フラワー・フェスティバル
」のレビュー

フラワー・フェスティバル

萩尾望都

試し読みからは想像がつかず

ネタバレ
2022年7月10日
このレビューはネタバレを含みます▼ 試し読みや作品紹介だけでは展開が想像がつかなかったのですが、最後までどんどん読み進めていけました。バレエや家族との関係で悩みどころのあった主人公のみどりでしたが、クヨクヨしていた様子からめげずに自分のできることを精一杯やろうと取り組んでいきます。苦手だと思っていても、自分の意見をもって相手に反論できるようになっていった姿には好感が持てました。みどりと同じバレエスクールの生徒達もそれぞれに共感できるところがあり、レッスンや舞台について互いに反発しつつも、切磋琢磨していく姿に爽やかさがありました。
時折その人物の不安定な、悩ましい感情の吐露が丁寧に繊細に表現されていて、グッとくる場面もありました。
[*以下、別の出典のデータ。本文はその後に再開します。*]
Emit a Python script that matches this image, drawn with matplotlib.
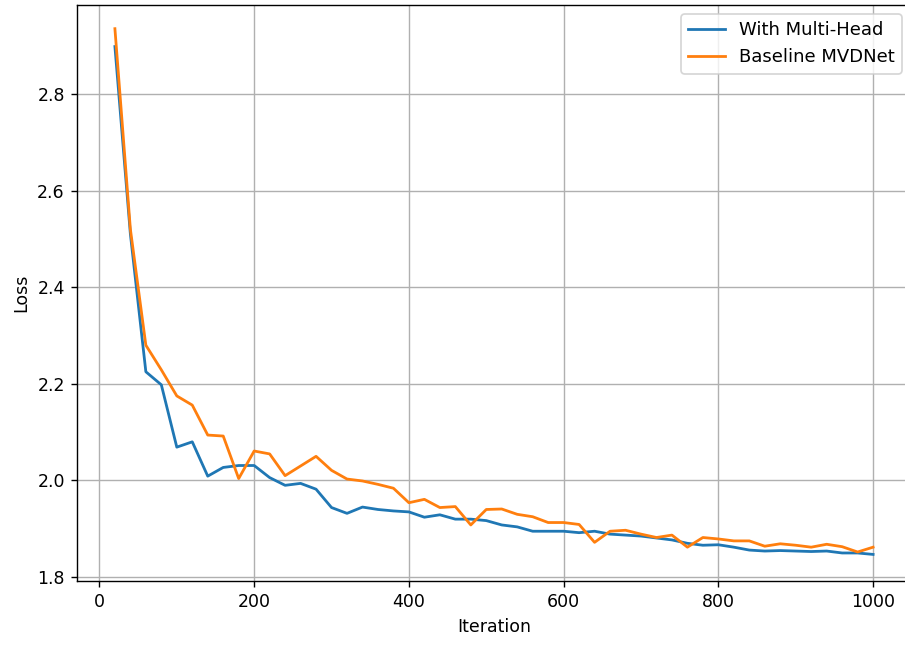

でも深刻な根を詰めたようなだけではなくて、コミカルな明るい部分や軽快さもあって、作品全体を通して読みやすいと思います。
あとは、ちょこちょこ見られるバレエの様々な演目のシーンが、その場面に説得力をもち、かつ素敵でした。
読んでいくうちにだんだん登場人物たちの関係性があれ!?っとなってきましたが、最終的に落ち着くところに落ち着いたなというラストもよかったです。